• [Exercise aim]: Only the lines from the start of the data through the line containing "(0,1280) rectangle (435,1288);" should be written out, exactly as they are, with both ends included and the pictures left out.

• [Data]:
:::
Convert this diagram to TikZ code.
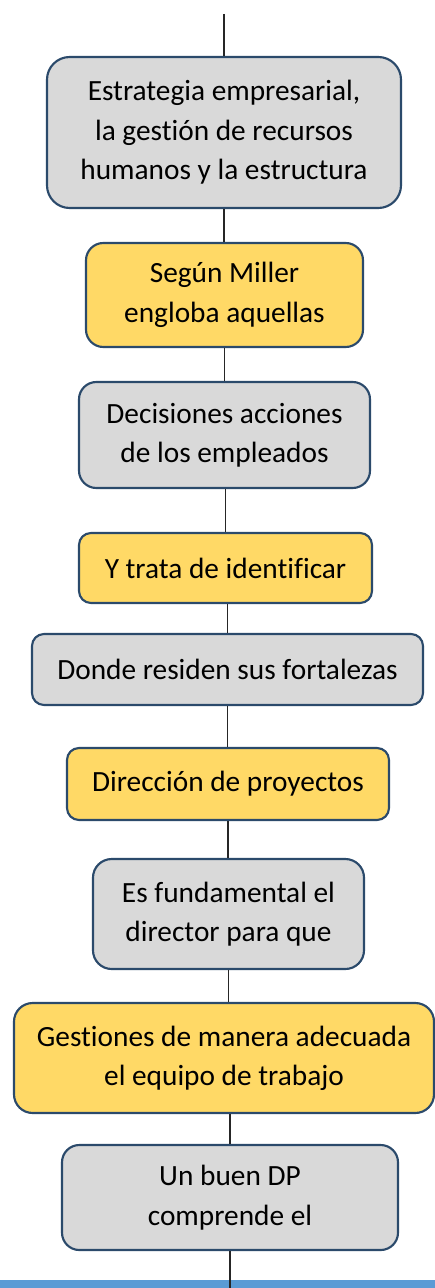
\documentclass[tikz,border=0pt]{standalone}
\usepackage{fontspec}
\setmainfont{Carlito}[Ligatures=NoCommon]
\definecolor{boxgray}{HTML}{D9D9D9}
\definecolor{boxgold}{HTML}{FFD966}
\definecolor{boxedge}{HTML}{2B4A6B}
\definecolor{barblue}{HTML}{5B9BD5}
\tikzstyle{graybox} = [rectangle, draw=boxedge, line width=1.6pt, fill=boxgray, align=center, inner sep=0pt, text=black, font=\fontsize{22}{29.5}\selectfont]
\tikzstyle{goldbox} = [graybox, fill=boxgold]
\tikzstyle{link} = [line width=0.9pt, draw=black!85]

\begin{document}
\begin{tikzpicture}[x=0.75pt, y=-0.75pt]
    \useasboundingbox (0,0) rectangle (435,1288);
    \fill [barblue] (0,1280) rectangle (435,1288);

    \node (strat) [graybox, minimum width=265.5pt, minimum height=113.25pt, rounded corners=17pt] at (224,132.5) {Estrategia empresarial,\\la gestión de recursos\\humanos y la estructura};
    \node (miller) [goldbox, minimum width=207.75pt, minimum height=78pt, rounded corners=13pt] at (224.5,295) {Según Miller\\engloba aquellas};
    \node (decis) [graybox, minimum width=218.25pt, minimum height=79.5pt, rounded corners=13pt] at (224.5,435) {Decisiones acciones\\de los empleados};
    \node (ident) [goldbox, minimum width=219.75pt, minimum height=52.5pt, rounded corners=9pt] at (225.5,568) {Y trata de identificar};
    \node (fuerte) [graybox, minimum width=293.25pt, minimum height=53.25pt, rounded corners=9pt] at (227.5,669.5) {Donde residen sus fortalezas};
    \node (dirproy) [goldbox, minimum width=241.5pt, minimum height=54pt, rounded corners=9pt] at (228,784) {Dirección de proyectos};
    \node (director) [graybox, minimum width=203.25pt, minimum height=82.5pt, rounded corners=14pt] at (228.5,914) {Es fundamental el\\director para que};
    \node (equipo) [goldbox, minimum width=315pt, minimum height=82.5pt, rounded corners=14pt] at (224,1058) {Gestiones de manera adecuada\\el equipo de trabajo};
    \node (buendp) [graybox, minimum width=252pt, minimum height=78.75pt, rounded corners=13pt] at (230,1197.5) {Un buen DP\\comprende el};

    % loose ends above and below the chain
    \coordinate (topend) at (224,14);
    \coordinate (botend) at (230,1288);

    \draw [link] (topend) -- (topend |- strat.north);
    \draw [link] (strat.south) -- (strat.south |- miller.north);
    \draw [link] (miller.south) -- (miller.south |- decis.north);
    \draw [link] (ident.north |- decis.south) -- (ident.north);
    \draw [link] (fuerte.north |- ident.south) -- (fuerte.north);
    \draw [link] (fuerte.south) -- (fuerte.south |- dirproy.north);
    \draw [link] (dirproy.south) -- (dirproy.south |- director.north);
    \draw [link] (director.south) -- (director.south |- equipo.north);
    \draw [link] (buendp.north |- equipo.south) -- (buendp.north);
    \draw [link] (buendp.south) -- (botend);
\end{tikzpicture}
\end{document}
:::
• [Solution for this task]:
Convert this diagram to TikZ code.
\documentclass[tikz,border=0pt]{standalone}
\usepackage{fontspec}
\setmainfont{Carlito}[Ligatures=NoCommon]
\definecolor{boxgray}{HTML}{D9D9D9}
\definecolor{boxgold}{HTML}{FFD966}
\definecolor{boxedge}{HTML}{2B4A6B}
\definecolor{barblue}{HTML}{5B9BD5}
\tikzstyle{graybox} = [rectangle, draw=boxedge, line width=1.6pt, fill=boxgray, align=center, inner sep=0pt, text=black, font=\fontsize{22}{29.5}\selectfont]
\tikzstyle{goldbox} = [graybox, fill=boxgold]
\tikzstyle{link} = [line width=0.9pt, draw=black!85]

\begin{document}
\begin{tikzpicture}[x=0.75pt, y=-0.75pt]
    \useasboundingbox (0,0) rectangle (435,1288);
    \fill [barblue] (0,1280) rectangle (435,1288);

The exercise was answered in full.